Il ricco, il povero e il maggiordomo
Al settimo film di finzione il trio di Mai dire Gol appare ormai stanco e privo di ispirazione
E’ pressoché dal secondo dopoguerra, dagli inizi della diffusione di massa della televisione, che la commedia cinematografica italiana intrattiene rapporti con il piccolo schermo. Un flusso a due corsie di talenti e facce e personaggi che viaggiano da un mezzo all’altro, con alterne fortune ed esiti contradditori. Molte volte la televisione è stata la palestra di una generazione, come quella sul finire degli anni Settanta capeggiata da Carlo Verdone, il cui arrivo al cinema ha sancito la fine di quel che restava della commedia all’italiana verso qualcosa di nuovo. A volte queste transizioni sono state delle iniezioni di energia e potenzialità nuove, altre dei veri e propri inaridimenti, pressoché un contagio. Non altrimenti può essere definito il propagarsi a cavallo del millennio dei grandi protagonisti del cabaret non più underground, al cui successo nel Duemila è seguito un vero e proprio assorbimento osmotico dell’estetica televisiva su quella cinematografica. Così con il cabaret è arrivata la fiction e con lei l’appiattimento dell’immagine e del potere mitopoietico della nostra commedia, ormai per lo più mera estensione di logiche televisive.
Agli albori di questo panorama iniziano la loro avventura Aldo Baglio, Giovanni Storti e Giacomo Poretti, che nel 1997 dimostrano con Tre uomini e una gamba che un cinema comico leggero ma intelligente, e soprattutto curato nella sua forma cinematografica, è possibile. L’esordio era ancora fortemente televisivo, talmente derivato da essere diviso in sketch, tuttavia da subito il trio emerso con Mai dire Gol ha dimostrato di saperlo fare, il cinema. La cosa si è resa più evidente con Così è la vita e soprattutto Chiedimi se sono felice, forse l’apice di una formula ormai scevra di bagagli televisivi e capace di affrontare temi importanti senza alcun complesso di inferiorità. Nel tempo tuttavia, complice probabilmente la fuoriuscita del capace Massimo Venier in cabina di regia, il cinema del trio perde precipitosamente forza e vitalità. Prima il mezzo passo falso di Tu la conosci Claudia? e poi i disastrosi Il cosmo sul comò e La banda dei Babbi Natale rendono evidente la criticità della situazione. Alla fiacchezza delle battute e dei personaggi segue soprattutto l’abbandono di storie più semplici e intime, a fronte di soluzioni sopra le righe che richiamano il peggio di quella televisione apparentemente superata. A questo meccanismo di ritorno non fa eccezione purtroppo questo Il ricco, il povero e il maggiordomo, sorta di favola sulla redenzione e la bontà dei sentimenti raccontata però senza alcuna ispirazione.

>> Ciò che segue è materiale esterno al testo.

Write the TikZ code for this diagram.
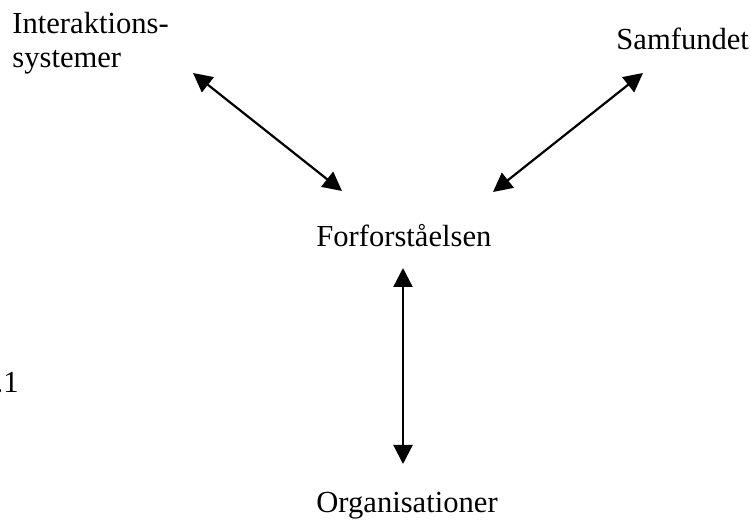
\documentclass[tikz,border=0pt]{standalone}
\usepackage{fontspec}
\setmainfont{Liberation Serif}
\usetikzlibrary{arrows.meta}
\begin{document}
\begin{tikzpicture}[x=0.5pt,y=-0.5pt,
  lbl/.style={inner sep=0pt,font=\fontsize{15.3}{17}\selectfont,anchor=base west},
  link/.style={line width=1.1pt,{Triangle[length=9.5pt,width=9.5pt]}-{Triangle[length=9.5pt,width=9.5pt]}}]
\useasboundingbox (0,0) rectangle (751,523);
\node[lbl] (inter) at (12,34) {Interaktions-};
\node[lbl] (inter2) at (12,68) {systemer};
\node[lbl] (samf) at (616,50) {Samfundet};
\node[lbl] (forf) at (316,247) {Forforståelsen};
\node[lbl] (org) at (316,513) {Organisationer};
\node[lbl,anchor=base east] (one) at (19,393) {.1};
\coordinate (a1) at (193,73);
\coordinate (a2) at (342,191);
\coordinate (b1) at (643,73);
\coordinate (b2) at (493,192);
\coordinate (c1) at (403,268);
\coordinate (c2) at (403,464);
\draw[link] (a1) -- (a2);
\draw[link] (b1) -- (b2);
\draw[link] (c1) -- (c2);
\end{tikzpicture}
\end{document}
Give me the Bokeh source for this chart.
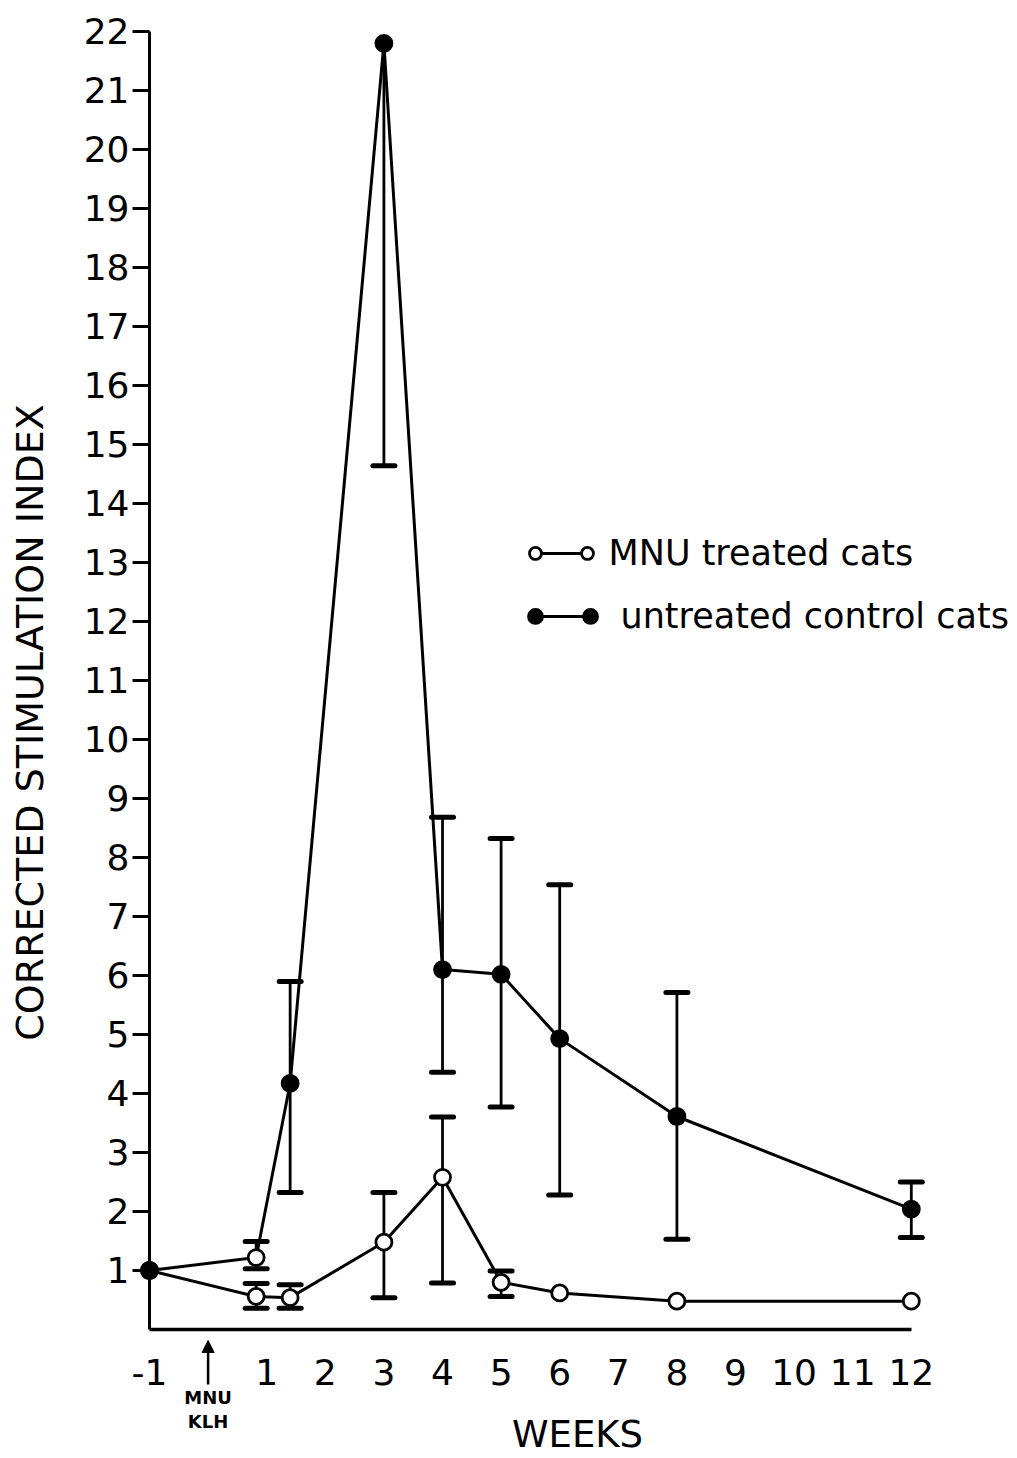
import math
from bokeh.plotting import figure
from bokeh.models import Range1d, FixedTicker, Label, Arrow, NormalHead
from bokeh.embed import file_html
from bokeh.resources import INLINE

nan = float("nan")

# ---------------- data ----------------
weeks = [-1, 0.82, 1.4, 3, 4, 5, 6, 8, 12]

mnu_mean = [1.0, 0.56, 0.54, 1.48, 2.58, 0.80, 0.62, 0.48, 0.48]
mnu_low = [nan, 0.36, 0.36, 0.54, 0.79, 0.56, nan, nan, nan]
mnu_high = [nan, 0.78, 0.76, 2.32, 3.60, 0.99, nan, nan, nan]

ctrl_mean = [1.0, 1.22, 4.17, 21.8, 6.10, 6.02, 4.93, 3.61, 2.04]
ctrl_low = [nan, 1.03, 2.32, 14.64, 4.36, 3.77, 2.28, 1.53, 1.56]
ctrl_high = [nan, 1.49, 5.90, nan, 8.68, 8.32, 7.54, 5.71, 2.50]

x_ticks = [-1, 1, 2, 3, 4, 5, 6, 7, 8, 9, 10, 11, 12]
x_tick_labels = ["-1", "1", "2", "3", "4", "5", "6", "7", "8", "9", "10", "11", "12"]
y_ticks = [1, 2, 3, 4, 5, 6, 7, 8, 9, 10, 11, 12, 13, 14, 15, 16, 17, 18, 19, 20, 21, 22]

series_names = ["MNU treated cats", "untreated control cats"]
x_title = "WEEKS"
y_title = "CORRECTED STIMULATION INDEX"
event_lines = ["MNU", "KLH"]
event_week = 0

FONT = "DejaVu Sans"
W, H = 1016, 1458

p = figure(
    width=W, height=H,
    frame_width=W, frame_height=H,
    min_border_left=0, min_border_right=0, min_border_top=0, min_border_bottom=0,
    x_range=Range1d(-3.5427, 13.795), y_range=Range1d(-2.1864, 22.525),
    output_backend="svg", toolbar_location=None,
)
p.grid.visible = False
p.outline_line_color = None
p.background_fill_color = "white"
p.border_fill_color = "white"

# x axis pinned at y = 0
p.xaxis.fixed_location = 0
p.xaxis.bounds = (x_ticks[0], x_ticks[-1])
p.xaxis.ticker = FixedTicker(ticks=x_ticks)
p.xaxis.major_label_overrides = dict(zip(x_ticks, x_tick_labels))
p.xaxis.axis_line_width = 3.5
p.xaxis.axis_line_color = "black"
p.xaxis.major_tick_line_color = None
p.xaxis.minor_tick_line_color = None
p.xaxis.major_tick_in = 0
p.xaxis.major_tick_out = 0
p.xaxis.major_label_standoff = 29
p.xaxis.major_label_text_font = FONT
p.xaxis.major_label_text_font_size = "36px"
p.xaxis.major_label_text_color = "black"

# y axis pinned at the first week
p.yaxis.fixed_location = x_ticks[0]
p.yaxis.bounds = (0, y_ticks[-1])
p.yaxis.ticker = FixedTicker(ticks=y_ticks)
p.yaxis.axis_line_width = 3
p.yaxis.axis_line_color = "black"
p.yaxis.minor_tick_line_color = None
p.yaxis.major_tick_in = 0
p.yaxis.major_tick_out = 17
p.yaxis.major_tick_line_width = 3
p.yaxis.major_tick_line_color = "black"
p.yaxis.major_label_standoff = 3
p.yaxis.major_label_text_font = FONT
p.yaxis.major_label_text_font_size = "36px"
p.yaxis.major_label_text_color = "black"

# data lines
p.line(weeks, mnu_mean, line_width=3, line_color="black")
p.line(weeks, ctrl_mean, line_width=3, line_color="black")


def error_parts(xs, mean, low, high):
    sx, sy0, sy1, cx, cy = [], [], [], [], []
    for x, m, lo, hi in zip(xs, mean, low, high):
        if math.isnan(lo) and math.isnan(hi):
            continue
        a = m if math.isnan(lo) else lo
        b = m if math.isnan(hi) else hi
        sx.append(x); sy0.append(a); sy1.append(b)
        if not math.isnan(lo):
            cx.append(x); cy.append(lo)
        if not math.isnan(hi):
            cx.append(x); cy.append(hi)
    return sx, sy0, sy1, cx, cy


for mean, low, high in [(mnu_mean, mnu_low, mnu_high), (ctrl_mean, ctrl_low, ctrl_high)]:
    sx, sy0, sy1, cx, cy = error_parts(weeks, mean, low, high)
    p.segment(x0=sx, y0=sy0, x1=sx, y1=sy1, line_width=2.8, line_color="black")
    p.scatter(cx, cy, marker="dash", size=22, line_width=5, line_color="black",
              line_cap="round")

# markers
p.scatter(weeks, mnu_mean, marker="circle", size=16, fill_color="white",
          line_color="black", line_width=2.8)
ctrl_fill = ["black", "white", "black", "black", "black", "black", "black", "black", "black"]
p.scatter(weeks, ctrl_mean, marker="circle", size=16, fill_color=ctrl_fill,
          line_color="black", line_width=2.8)

# legend (drawn by hand: marker - line - marker)
leg_rows = [(13.153, "white", 12, 6.474), (12.085, "black", 14, 6.526)]
for (ly, fill, msz, x_end), name, tx in zip(leg_rows, series_names, [6.833, 7.037]):
    p.line([5.587, x_end], [ly, ly], line_width=3, line_color="black")
    p.scatter([5.587, x_end], [ly, ly], marker="circle", size=msz, fill_color=fill,
              line_color="black", line_width=2.8)
    p.add_layout(Label(x=tx, y=ly, text=name, text_font=FONT, text_font_size="35px",
                       text_baseline="middle", text_align="left", text_color="black"))

# axis titles
p.add_layout(Label(x=6.304, y=-1.78, text=x_title, text_font=FONT, text_font_size="37px",
                   text_align="center", text_baseline="middle", text_color="black"))
p.add_layout(Label(x=-3.031, y=10.288, text=y_title, text_font=FONT, text_font_size="38px",
                   angle=math.pi / 2, text_align="center", text_baseline="middle",
                   text_color="black"))

# treatment arrow and note
p.add_layout(Arrow(end=NormalHead(size=12, fill_color="black", line_color="black"),
                   x_start=event_week, y_start=-0.932, x_end=event_week, y_end=-0.186,
                   line_width=2.5, line_color="black"))
for txt, ly in zip(event_lines, [-1.153, -1.559]):
    p.add_layout(Label(x=event_week, y=ly, text=txt, text_font=FONT, text_font_size="18px",
                       text_font_style="bold", text_align="center", text_baseline="middle",
                       text_color="black"))

open("out.html", "w").write(file_html(p, INLINE))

Storia di incastri che vede opporsi e poi collaborare un broker finanziario sul lastrico (Giacomo), il suo maggiordomo amante delle arti marziali (Giovanni) e un goffo venditore abusivo con il sogno di aprire una sua bancarella (Aldo), il settimo film di fiction del trio è una raccolta inerziale di sketch e battute accomunate da una profonda stanchezza. Rispetto ai loro film migliori manca la volontà e forse la capacità di tratteggiare una storia e dei personaggi sotto le righe ma buffi, simpatici, piacevoli, preferendovi invece il ritorno alla macchietta, priva però di ogni forza e originalità. Il ricco, il povero e il maggiordomo non diverte quasi mai, affossato anche da tempi comici affrettati e situazioni banali, ma soprattutto non ambisce a raccontarci nulla di interessante, accontentandosi di girare attorno a tre banali storyline tenute assieme da un piatto buonismo e da un vago bisogno di redenzione. Tutti e tre i personaggi hanno a loro modo bisogno di afferrare le redini della propria vita e di affrontare svolte che richiedono coraggio, tuttavia la dimensione favolistica diventa la scusa del film per non dare a tali emozioni alcuno spessore. Non ci resta nulla, nel cuore e negli occhi, di questo Il ricco, il povero e il maggiordomo, le immagini e le risate migliori del trio sembrano ormai dietro di noi.